Bloody clashes followed, which subsumed even a member of the parliament of the ruling and saw the ancestral house of the Rajapaksa in Medamulana in Hambantota go up in flames.

Unfortunately, Sri Lanka Podujana Peramuna (SLPP), Amarakeerthi Athukorala parliamentarian, was found dead along with his driver and bodyguard. He had confronted a crowd when he was travelling in the hinterland.

A curfew has been imposed in the Island, whereas an Emergency has been in place since May 6. Defence forces personnel were requisitioned to assist the police in containing law and order at the Galle Face and adjacent areas in order to maintain security and ensure public safety.

Defense Secretary Gen. Kamal Gunaratne earnestly requested the general public to support the tri forces, remain calm, and exercise restraint per the Colombo Page.

Political Proposals

The resignation of Mahinda Rajapaksa paves the way for his younger brother, President Gotabaya Rajapaksa, to form a national government.

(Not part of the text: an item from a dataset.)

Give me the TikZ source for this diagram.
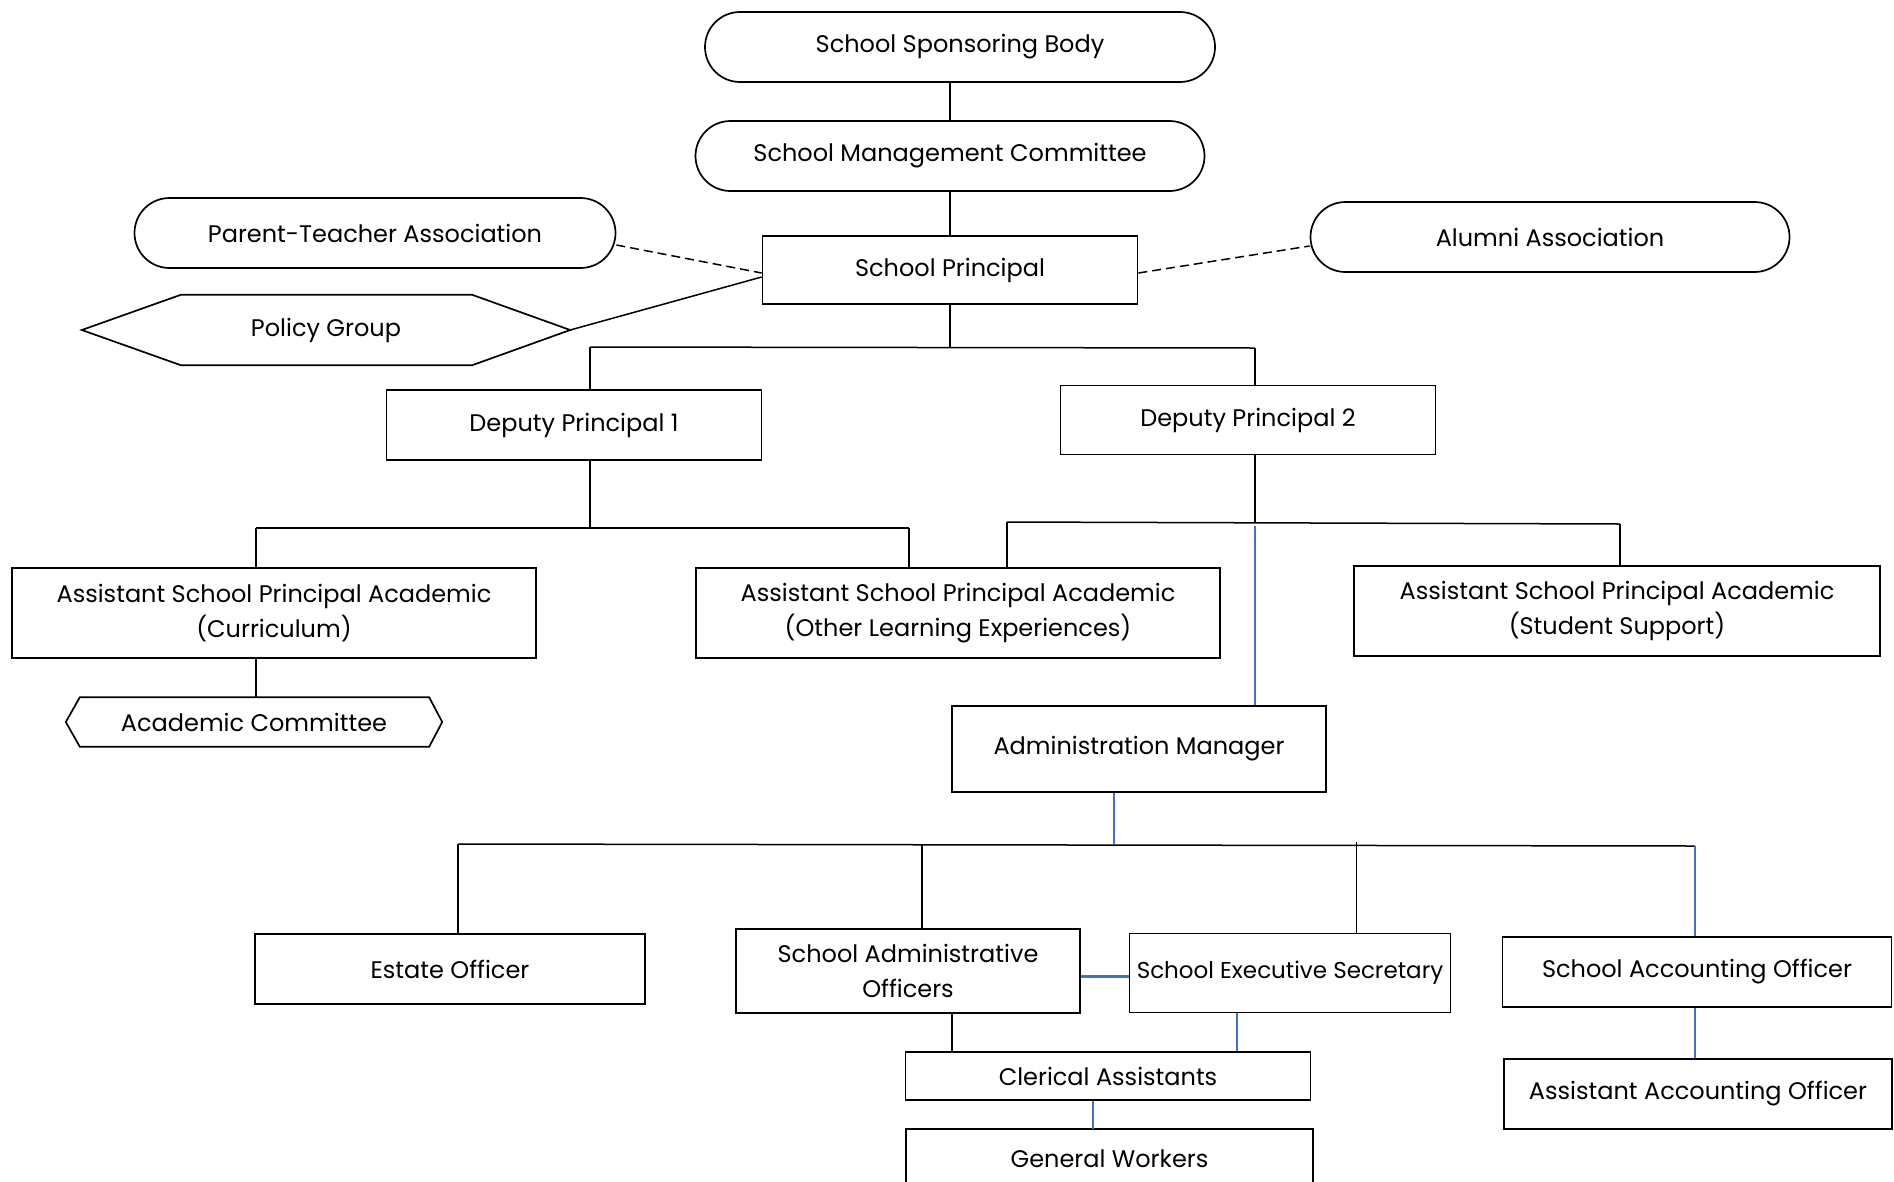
\documentclass[tikz,border=0pt]{standalone}
\usepackage{fontspec}
\setmainfont{Poppins}
\usetikzlibrary{shapes.misc,calc}
\definecolor{lnblue}{RGB}{68,114,196}
\begin{document}
\begin{tikzpicture}[x=1pt,y=-1pt,
  font=\fontsize{24}{35}\selectfont,
  box/.style={draw, line width=1.7pt, rectangle, inner sep=0pt, align=center},
  pill/.style={draw, line width=1.7pt, rounded rectangle, inner sep=0pt, align=center},
  plain/.style={inner sep=0pt, align=center},
  conn/.style={draw=black, line width=1.5pt},
  bconn/.style={draw=lnblue, line width=1.5pt},
  dconn/.style={draw=black, line width=1.5pt, dash pattern=on 9pt off 5pt}]
\useasboundingbox (0,0) rectangle (1894,1181);
\fill[white] (0,0) rectangle (1894,1181);

% top nodes
\node[pill, minimum width=510pt, minimum height=70pt] (sponsor) at (960,47) {School Sponsoring Body};
\node[pill, minimum width=509pt, minimum height=70pt] (smc) at (950,156) {School Management Committee};
\node[box, minimum width=375pt, minimum height=68pt] (principal) at (950,270) {School Principal};
\node[pill, minimum width=481pt, minimum height=70pt] (pta) at (375,233) {Parent-Teacher Association};
\node[pill, minimum width=479pt, minimum height=70pt] (alumni) at (1550,237) {Alumni Association};
\node[plain, minimum width=488pt, minimum height=70pt] (policy) at (326,330) {Policy Group};
\draw[line width=1.7pt] (policy.west) -- ($(policy.north west)+(99,0)$) -- ($(policy.north east)+(-98,0)$)
  -- (policy.east) -- ($(policy.south east)+(-98,0)$) -- ($(policy.south west)+(99,0)$) -- cycle;

% deputies
\node[box, minimum width=375pt, minimum height=70pt] (dp1) at (574,425) {Deputy Principal 1};
\node[box, minimum width=375pt, minimum height=69pt] (dp2) at (1248,420) {Deputy Principal 2};

% assistants
\node[box, minimum width=524pt, minimum height=90pt] (cur) at (274,613) {Assistant School Principal Academic\\(Curriculum)};
\node[box, minimum width=524pt, minimum height=90pt] (ole) at (958,613) {Assistant School Principal Academic\\(Other Learning Experiences)};
\node[box, minimum width=526pt, minimum height=90pt] (ss) at (1617,611) {Assistant School Principal Academic\\(Student Support)};
\node[plain, minimum width=376pt, minimum height=49pt] (acad) at (254,722) {Academic Committee};
\draw[line width=1.7pt] (acad.west) -- ($(acad.north west)+(14,0)$) -- ($(acad.north east)+(-13,0)$)
  -- (acad.east) -- ($(acad.south east)+(-13,0)$) -- ($(acad.south west)+(14,0)$) -- cycle;

% administration
\node[box, minimum width=374pt, minimum height=86pt] (admin) at (1139,749) {Administration Manager};
\node[box, minimum width=390pt, minimum height=70pt] (estate) at (450,969) {Estate Officer};
\node[box, minimum width=344pt, minimum height=84pt] (sao) at (908,971) {School Administrative\\Officers};
\node[box, minimum width=321pt, minimum height=79pt, font=\fontsize{23}{30}\selectfont] (ses) at (1290,973) {School Executive Secretary};
\node[box, minimum width=389pt, minimum height=70pt] (saco) at (1697,972) {School Accounting Officer};
\node[box, minimum width=405pt, minimum height=48pt] (cler) at (1108,1076) {Clerical Assistants};
\node[plain, minimum width=407pt, minimum height=60pt] (gen) at (1109.5,1159) {General Workers};
\draw[line width=1.7pt] ($(gen.west)+(0,30)$) -- (gen.west |- 0,1129) -- (gen.east |- 0,1129) -- ($(gen.east)+(0,30)$);
\node[box, minimum width=388pt, minimum height=70pt] (aao) at (1698,1094) {Assistant Accounting Officer};

% connectors: top chain
\draw[conn] (sponsor.south -| smc.south) -- (smc.north);
\draw[conn] (smc.south) -- (principal.north);
\draw[dconn] ($(pta.east)+(0,12)$) -- ($(principal.west)+(0,3)$);
\draw[dconn] ($(principal.east)+(0,3)$) -- ($(alumni.west)+(0,9)$);
\draw[conn] ($(principal.west)+(0,7)$) -- (policy.east);

% principal to deputies
\coordinate (b1L) at (590,347);
\coordinate (b1R) at (1255,348);
\draw[conn] (principal.south) -- (principal.south |- b1L);
\draw[conn] (b1L) -- (b1R);
\draw[conn] (b1L) -- (b1L |- dp1.north);
\draw[conn] (b1R) -- (b1R |- dp2.north);

% deputy 1 to assistants
\coordinate (b2L) at (256,528);
\coordinate (b2R) at (909,528);
\draw[conn] (dp1.south -| 590,0) -- (590,528);
\draw[conn] (b2L) -- (b2R);
\draw[conn] (b2L) -- (b2L |- cur.north);
\draw[conn] (b2R) -- (b2R |- ole.north);

% deputy 2 to assistants
\coordinate (b3L) at (1007,522);
\coordinate (b3R) at (1620,524);
\draw[conn] (dp2.south -| 1255,0) -- (1255,522);
\draw[conn] (b3L) -- (b3R);
\draw[conn] (b3L) -- (b3L |- ole.north);
\draw[conn] (b3R) -- (b3R |- ss.north);
\draw[bconn] (1255,526) -- (admin.north -| 1255,0);

% curriculum to committee
\draw[conn] (cur.south -| b2L) -- (acad.north -| b2L);

% admin to officers
\coordinate (b4L) at (458,844);
\coordinate (b4R) at (1695,846);
\draw[bconn] (admin.south -| 1114,0) -- (1114,844);
\draw[conn] (b4L) -- (b4R);
\draw[conn] (b4L) -- (b4L |- estate.north);
\draw[conn] (922,844) -- (sao.north -| 922,0);
\draw[draw=black, line width=1pt] (1356,842) -- (ses.north -| 1356,0);
\draw[bconn] (b4R) -- (b4R |- saco.north);
\draw[draw=lnblue, line width=3pt] (sao.east |- 0,976) -- (ses.west |- 0,976);
\draw[conn] (sao.south -| 952,0) -- (cler.north -| 952,0);
\draw[bconn] (ses.south -| 1237,0) -- (cler.north -| 1237,0);
\draw[bconn] (cler.south -| 1093,0) -- (1093,1129);
\draw[bconn] (saco.south -| b4R) -- (aao.north -| b4R);
\end{tikzpicture}
\end{document}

President Gotabaya Rajapaksa has requested the Leader of the Opposition and Samagi Jana Balawegaya Sajith Premadasa to assume the post of Prime Minister.

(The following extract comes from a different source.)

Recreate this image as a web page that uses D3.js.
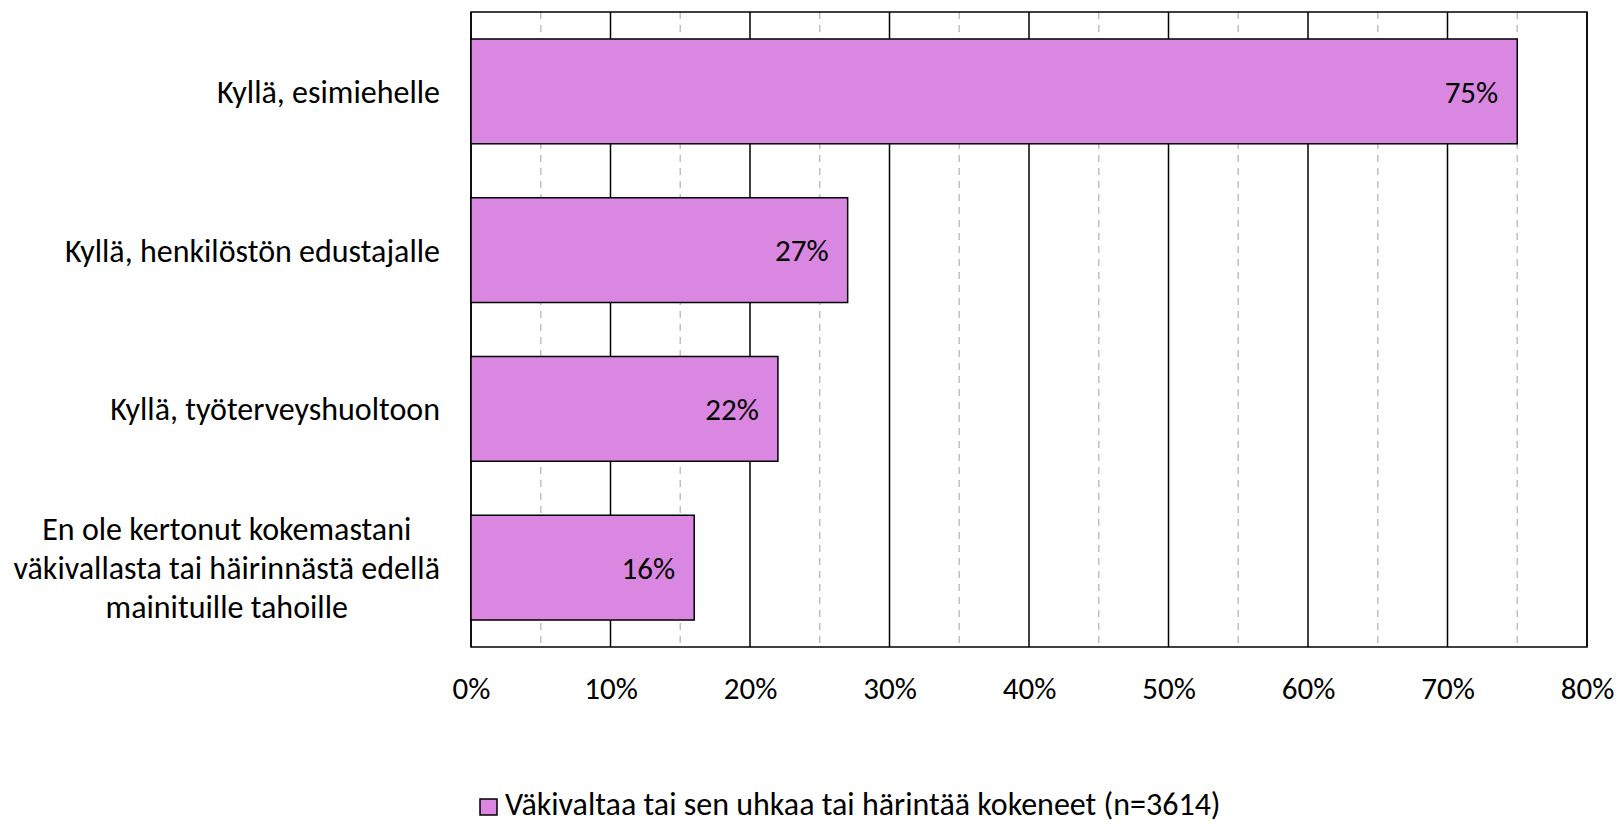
<!DOCTYPE html>
<html>
<head>
<meta charset="utf-8">
<script src="https://cdn.jsdelivr.net/npm/d3@7"></script>
<style>
  body { margin: 0; background: #fff; }
  svg text { font-family: Carlito, Calibri, "Open Sans", sans-serif; fill: #000; }
</style>
</head>
<body>
<div id="chart"></div>
<script>
// data
var categories = [
  ["Kyllä, esimiehelle"],
  ["Kyllä, henkilöstön edustajalle"],
  ["Kyllä, työterveyshuoltoon"],
  ["En ole kertonut kokemastani", "väkivallasta tai häirinnästä edellä", "mainituille tahoille"]
]
var values = [75, 27, 22, 16]
var ticks = [0, 10, 20, 30, 40, 50, 60, 70, 80]
var minorTicks = [5, 15, 25, 35, 45, 55, 65, 75]
var seriesName = "Väkivaltaa tai sen uhkaa tai härintää kokeneet (n=3614)"

var W = 1617, H = 824
var margin = {top: 12, right: 30, bottom: 177, left: 471}
var width = 1587 - margin.left,
    height = 647 - margin.top
var barColor = "#da87e2"
var fontSize = "31px"

var svg = d3.select("#chart").append("svg")
    .attr("width", W)
    .attr("height", H)

var g = svg.append("g")
    .attr("transform", "translate(" + margin.left + "," + margin.top + ")")

var x = d3.scaleLinear().domain([0, 80]).range([0, width])
var y = d3.scaleBand().domain(d3.range(categories.length)).range([0, height]).paddingInner(0.34).paddingOuter(0.17)

// minor dashed gridlines
g.append("g").selectAll("line")
    .data(minorTicks)
  .enter().append("line")
    .attr("x1", function(d) { return x(d) })
    .attr("x2", function(d) { return x(d) })
    .attr("y1", 0)
    .attr("y2", height)
    .style("stroke", "#c0c0c0")
    .style("stroke-width", 1.5)
    .style("stroke-dasharray", "7,6")

// major gridlines
g.append("g").selectAll("line")
    .data(ticks)
  .enter().append("line")
    .attr("x1", function(d) { return x(d) })
    .attr("x2", function(d) { return x(d) })
    .attr("y1", 0)
    .attr("y2", height)
    .style("stroke", "#000")
    .style("stroke-width", 1.5)

// plot border
g.append("rect")
    .attr("width", width)
    .attr("height", height)
    .style("fill", "none")
    .style("stroke", "#000")
    .style("stroke-width", 1.5)

// bars
g.append("g").selectAll("rect")
    .data(values)
  .enter().append("rect")
    .attr("x", x(0))
    .attr("y", function(d, i) { return y(i) })
    .attr("width", function(d) { return x(d) - x(0) })
    .attr("height", y.bandwidth())
    .style("fill", barColor)
    .style("stroke", "#000")
    .style("stroke-width", 1.5)

// value labels
g.append("g").selectAll("text")
    .data(values)
  .enter().append("text")
    .attr("x", function(d) { return x(d) - 19 })
    .attr("y", function(d, i) { return y(i) + y.bandwidth() / 2 })
    .attr("dy", "0.36em")
    .attr("text-anchor", "end")
    .style("font-size", fontSize)
    .text(function(d) { return d + "%" })

// x axis labels
var xAxis = d3.axisBottom(x).tickValues(ticks).tickSize(0)
    .tickFormat(function(d) { return d + "%" })
var ax = g.append("g")
    .attr("transform", "translate(0," + height + ")")
    .call(xAxis)
ax.select(".domain").remove()
ax.selectAll("text")
    .attr("y", 41)
    .attr("dy", "0.36em")
    .style("font-size", fontSize)
    .style("font-family", null)

// category labels
var lineH = 39
var cat = g.append("g").selectAll("text")
    .data(categories)
  .enter().append("text")
    .attr("text-anchor", "middle")
    .style("font-size", "32px")
    .attr("transform", function(d, i) {
      return "translate(0," + (y(i) + y.bandwidth() / 2) + ")" })
cat.each(function(lines) {
  var t = d3.select(this)
  var n = lines.length
  lines.forEach(function(l, k) {
    t.append("tspan")
      .attr("x", 0)
      .attr("y", (k - (n - 1) / 2) * lineH)
      .attr("dy", "0.36em")
      .text(l)
  })
})
// right edge of each label block sits 31px left of the axis
cat.each(function(lines, i) {
  var bb = this.getBBox()
  var shift = -31 - (bb.x + bb.width)
  d3.select(this).attr("transform",
    "translate(" + shift + "," + (y(i) + y.bandwidth() / 2) + ")")
})

// legend
var legend = svg.append("g").attr("transform", "translate(480,815)")
legend.append("rect")
    .attr("x", 0)
    .attr("y", -16)
    .attr("width", 17)
    .attr("height", 16)
    .style("fill", barColor)
    .style("stroke", "#000")
    .style("stroke-width", 1.5)
legend.append("text")
    .attr("x", 25)
    .attr("y", 0)
    .style("font-size", "32px")
    .text(seriesName)
</script>
</body>
</html>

Opposition parties in turn have submitted no-confidence motions against President Gotabaya Rajapaksa and his government for mishandling the country's worst economic crisis.

A date for vote of the no-confidence motions is not announced. The next date for the parliament sitting is on May 17.

However, the voting pattern for the post of Deputy Speaker shows that the opposition lacks the numbers. The no-confidence motion may even strengthen the hands of President Rajapaksa to stay in power in the country with parliament backing. This was evident with the re-election of Kegalle District Parliamentarian Ranjith Siyambalapitiya as the new Deputy Speaker of Parliament on May 05.

In a secret ballot in parliament, 148 voted in favor of Ranjith Siyambalapitiya and 65 votes were cast in favor of Imtiaz Bakeer Markar, the opposition candidate. With the resignation of Mahinda Rajapaksa dissidence in the SLPP may also taper off thus providing more significant support for the President to continue to stay in power.

India in a Tight Spot

India has recently expanded relations with the Rajapaksa brothers. On the humanitarian front, India has led the way in the provision of lines of credit, transferring hundreds of barrels of oil and providing rice and other staples.

However, the rumour mills floated by the anti India lobby in Lanka have gone out of the way to tarnish New Delhi. There were reports of India providing water cannons to Sri Lanka on the lines of credit which have been refuted by the High Commission of India to Sri Lanka. “These reports are factually incorrect. No water canon vehicles have been supplied by India under any of the credit lines extended by India to Sri Lanka,” the High Commission tweeted.

Under the concessional loan of USD 1 billion to the Government of Sri Lanka, through the State Bank of India, on March 17, 2022 operational and food items like rice, red chilies have been supplied.

What Next?

There are a number of proposals floated for recovery of the country from the brink. The most favoured one appears to be that of the Bar Association of Sri Lanka (BASL) which has been accepted by the President as well as by the Prime Minister in making opposition leader Sajith Premadasa.

However before that the political situation has to be stabilized. For this a government that is acceptable to the people and not the parliament appears to be inevitable. The public has demanded that the President and the Prime Minister both Rajapaksa brothers should resign, the prime minister has by Gotabaya Rajapaksa has not.

Resignation of the President may not necessarily mean political stability but this will at least douse the anger in the public. Formation of a national unity government which would be more technocratic – with economic and financial experts and less political to streamline the economy would be necessary.

On the other hand, the public may be satisfied with the President continuing and the SJB leader as the prime minister remains to be seen? The first indicator of this will be calling of protests at the Galle Face amongst other areas in the country.

If demand on the streets for Gota to go home persists then the situation will normalize only if he leaves.

There are thus multiple options in Sri Lanka, none of which appear to suggest stability in the short term.